Within the entries below, find the portion that opens with the line containing "Convert this screenshot to HTML." and closes with the line containing "Fevereiro de 2021</div>". Retype that portion exactly and only.

=== Information provided ===
++++++++++++++++++++

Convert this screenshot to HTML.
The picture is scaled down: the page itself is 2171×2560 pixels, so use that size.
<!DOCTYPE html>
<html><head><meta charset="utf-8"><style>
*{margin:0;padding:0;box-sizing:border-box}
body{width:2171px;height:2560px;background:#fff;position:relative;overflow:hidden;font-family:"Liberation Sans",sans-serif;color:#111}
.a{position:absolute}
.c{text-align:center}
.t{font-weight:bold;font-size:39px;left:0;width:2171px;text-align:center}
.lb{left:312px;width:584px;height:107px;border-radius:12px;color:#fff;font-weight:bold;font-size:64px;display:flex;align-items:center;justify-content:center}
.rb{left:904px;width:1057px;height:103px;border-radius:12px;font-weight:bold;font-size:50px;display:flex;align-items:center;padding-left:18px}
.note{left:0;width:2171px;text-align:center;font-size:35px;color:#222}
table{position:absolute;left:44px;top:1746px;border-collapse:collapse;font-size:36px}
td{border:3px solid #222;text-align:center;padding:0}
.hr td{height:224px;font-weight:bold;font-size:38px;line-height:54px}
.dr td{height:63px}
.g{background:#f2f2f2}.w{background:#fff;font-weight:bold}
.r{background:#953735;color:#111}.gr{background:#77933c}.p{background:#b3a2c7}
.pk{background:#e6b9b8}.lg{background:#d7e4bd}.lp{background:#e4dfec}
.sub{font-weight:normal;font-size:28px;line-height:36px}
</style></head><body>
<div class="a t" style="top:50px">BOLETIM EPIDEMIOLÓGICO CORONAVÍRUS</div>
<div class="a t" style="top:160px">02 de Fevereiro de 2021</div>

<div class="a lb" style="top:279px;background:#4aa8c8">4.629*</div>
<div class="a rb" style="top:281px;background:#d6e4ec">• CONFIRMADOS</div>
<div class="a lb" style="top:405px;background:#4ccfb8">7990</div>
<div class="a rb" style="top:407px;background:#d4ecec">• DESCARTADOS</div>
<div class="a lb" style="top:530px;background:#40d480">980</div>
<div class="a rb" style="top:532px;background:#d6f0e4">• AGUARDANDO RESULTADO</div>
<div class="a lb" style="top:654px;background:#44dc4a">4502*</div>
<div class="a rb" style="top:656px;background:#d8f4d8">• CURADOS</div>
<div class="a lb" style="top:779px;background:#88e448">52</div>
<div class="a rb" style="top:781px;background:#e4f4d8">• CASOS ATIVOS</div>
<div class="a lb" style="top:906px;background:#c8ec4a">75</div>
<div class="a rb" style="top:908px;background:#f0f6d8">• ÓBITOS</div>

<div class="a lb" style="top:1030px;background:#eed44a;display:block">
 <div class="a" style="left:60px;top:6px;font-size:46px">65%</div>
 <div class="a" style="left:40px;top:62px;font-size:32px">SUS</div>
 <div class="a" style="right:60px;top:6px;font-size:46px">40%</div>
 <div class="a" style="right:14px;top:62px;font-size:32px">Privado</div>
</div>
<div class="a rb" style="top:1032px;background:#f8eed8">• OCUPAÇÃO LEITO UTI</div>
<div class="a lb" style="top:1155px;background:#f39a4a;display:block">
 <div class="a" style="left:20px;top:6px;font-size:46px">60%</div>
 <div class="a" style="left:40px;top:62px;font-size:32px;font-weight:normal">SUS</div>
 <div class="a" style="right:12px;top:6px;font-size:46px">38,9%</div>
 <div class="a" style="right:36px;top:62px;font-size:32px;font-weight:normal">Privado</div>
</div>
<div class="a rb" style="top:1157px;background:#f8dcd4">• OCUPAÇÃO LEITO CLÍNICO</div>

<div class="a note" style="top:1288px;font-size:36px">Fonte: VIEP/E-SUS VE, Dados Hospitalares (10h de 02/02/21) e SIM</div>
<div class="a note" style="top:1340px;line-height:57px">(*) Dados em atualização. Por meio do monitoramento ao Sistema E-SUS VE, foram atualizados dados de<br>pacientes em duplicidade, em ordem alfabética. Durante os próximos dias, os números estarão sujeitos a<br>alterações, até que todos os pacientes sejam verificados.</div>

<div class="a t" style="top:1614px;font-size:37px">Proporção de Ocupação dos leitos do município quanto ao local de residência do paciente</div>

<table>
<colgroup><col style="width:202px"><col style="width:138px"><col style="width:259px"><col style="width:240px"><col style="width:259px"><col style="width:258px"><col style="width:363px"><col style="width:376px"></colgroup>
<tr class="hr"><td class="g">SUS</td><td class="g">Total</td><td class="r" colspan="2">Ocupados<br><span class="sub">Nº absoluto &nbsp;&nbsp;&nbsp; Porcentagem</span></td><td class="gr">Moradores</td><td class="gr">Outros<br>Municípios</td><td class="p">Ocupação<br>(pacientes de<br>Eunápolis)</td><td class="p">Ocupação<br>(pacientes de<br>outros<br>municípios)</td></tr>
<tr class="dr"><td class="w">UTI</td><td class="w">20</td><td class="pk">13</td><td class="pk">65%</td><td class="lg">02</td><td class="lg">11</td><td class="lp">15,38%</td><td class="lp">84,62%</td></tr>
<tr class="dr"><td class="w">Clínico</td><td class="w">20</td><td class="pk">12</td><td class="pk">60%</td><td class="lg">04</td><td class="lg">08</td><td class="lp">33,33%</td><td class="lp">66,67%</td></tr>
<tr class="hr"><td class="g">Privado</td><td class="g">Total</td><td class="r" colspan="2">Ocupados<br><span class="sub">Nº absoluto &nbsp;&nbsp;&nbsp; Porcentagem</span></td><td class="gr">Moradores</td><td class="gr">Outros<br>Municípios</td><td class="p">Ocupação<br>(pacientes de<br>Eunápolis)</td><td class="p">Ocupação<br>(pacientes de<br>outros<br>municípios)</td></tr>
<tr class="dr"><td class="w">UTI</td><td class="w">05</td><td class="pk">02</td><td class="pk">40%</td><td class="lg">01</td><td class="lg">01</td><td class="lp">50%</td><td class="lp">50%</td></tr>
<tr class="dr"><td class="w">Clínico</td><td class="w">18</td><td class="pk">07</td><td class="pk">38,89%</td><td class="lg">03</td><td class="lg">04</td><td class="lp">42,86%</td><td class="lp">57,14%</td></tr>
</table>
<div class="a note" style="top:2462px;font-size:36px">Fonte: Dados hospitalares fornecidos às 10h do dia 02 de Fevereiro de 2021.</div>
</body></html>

++++++++++++++++++++

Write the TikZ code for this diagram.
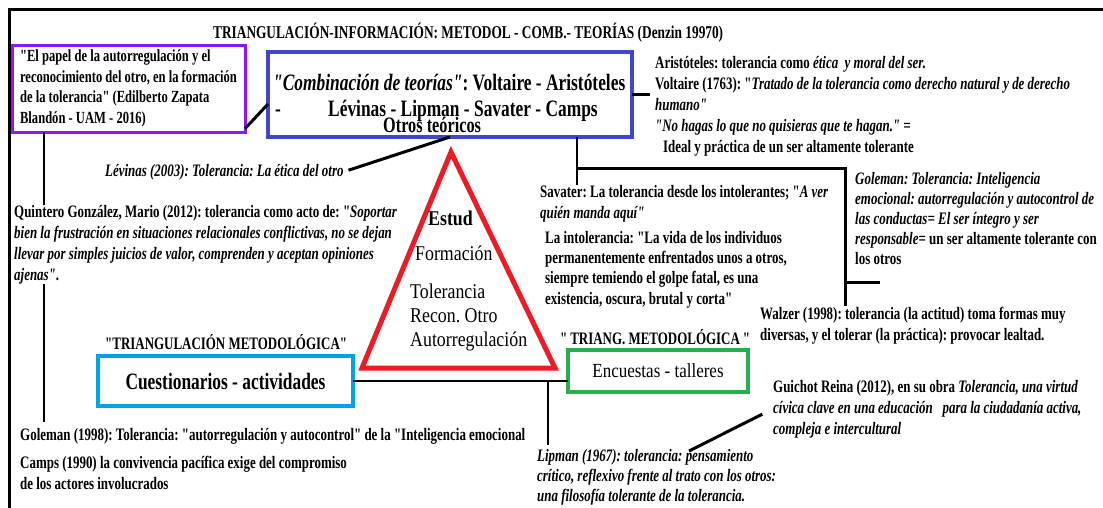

++++++++++++++++++++

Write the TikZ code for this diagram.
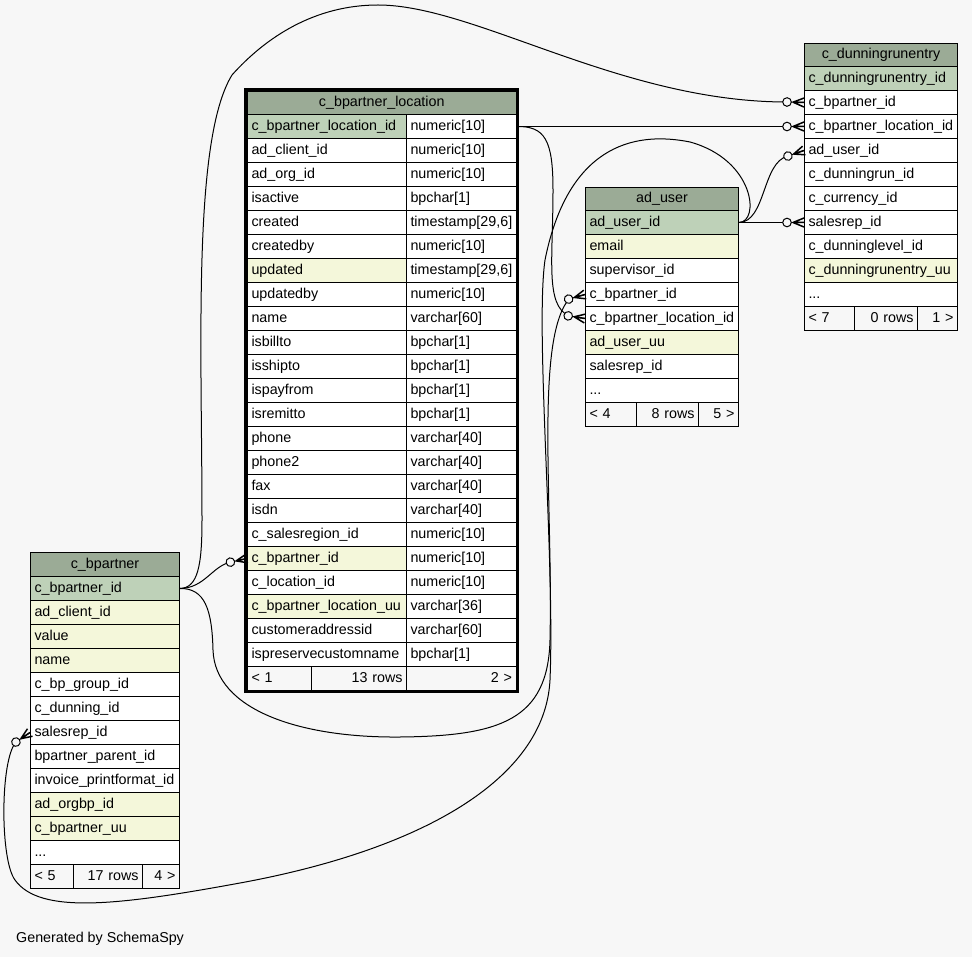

++++++++++++++++++++

=== Reply to the exercise ===
Convert this screenshot to HTML.
The picture is scaled down: the page itself is 2171×2560 pixels, so use that size.
<!DOCTYPE html>
<html><head><meta charset="utf-8"><style>
*{margin:0;padding:0;box-sizing:border-box}
body{width:2171px;height:2560px;background:#fff;position:relative;overflow:hidden;font-family:"Liberation Sans",sans-serif;color:#111}
.a{position:absolute}
.c{text-align:center}
.t{font-weight:bold;font-size:39px;left:0;width:2171px;text-align:center}
.lb{left:312px;width:584px;height:107px;border-radius:12px;color:#fff;font-weight:bold;font-size:64px;display:flex;align-items:center;justify-content:center}
.rb{left:904px;width:1057px;height:103px;border-radius:12px;font-weight:bold;font-size:50px;display:flex;align-items:center;padding-left:18px}
.note{left:0;width:2171px;text-align:center;font-size:35px;color:#222}
table{position:absolute;left:44px;top:1746px;border-collapse:collapse;font-size:36px}
td{border:3px solid #222;text-align:center;padding:0}
.hr td{height:224px;font-weight:bold;font-size:38px;line-height:54px}
.dr td{height:63px}
.g{background:#f2f2f2}.w{background:#fff;font-weight:bold}
.r{background:#953735;color:#111}.gr{background:#77933c}.p{background:#b3a2c7}
.pk{background:#e6b9b8}.lg{background:#d7e4bd}.lp{background:#e4dfec}
.sub{font-weight:normal;font-size:28px;line-height:36px}
</style></head><body>
<div class="a t" style="top:50px">BOLETIM EPIDEMIOLÓGICO CORONAVÍRUS</div>
<div class="a t" style="top:160px">02 de Fevereiro de 2021</div>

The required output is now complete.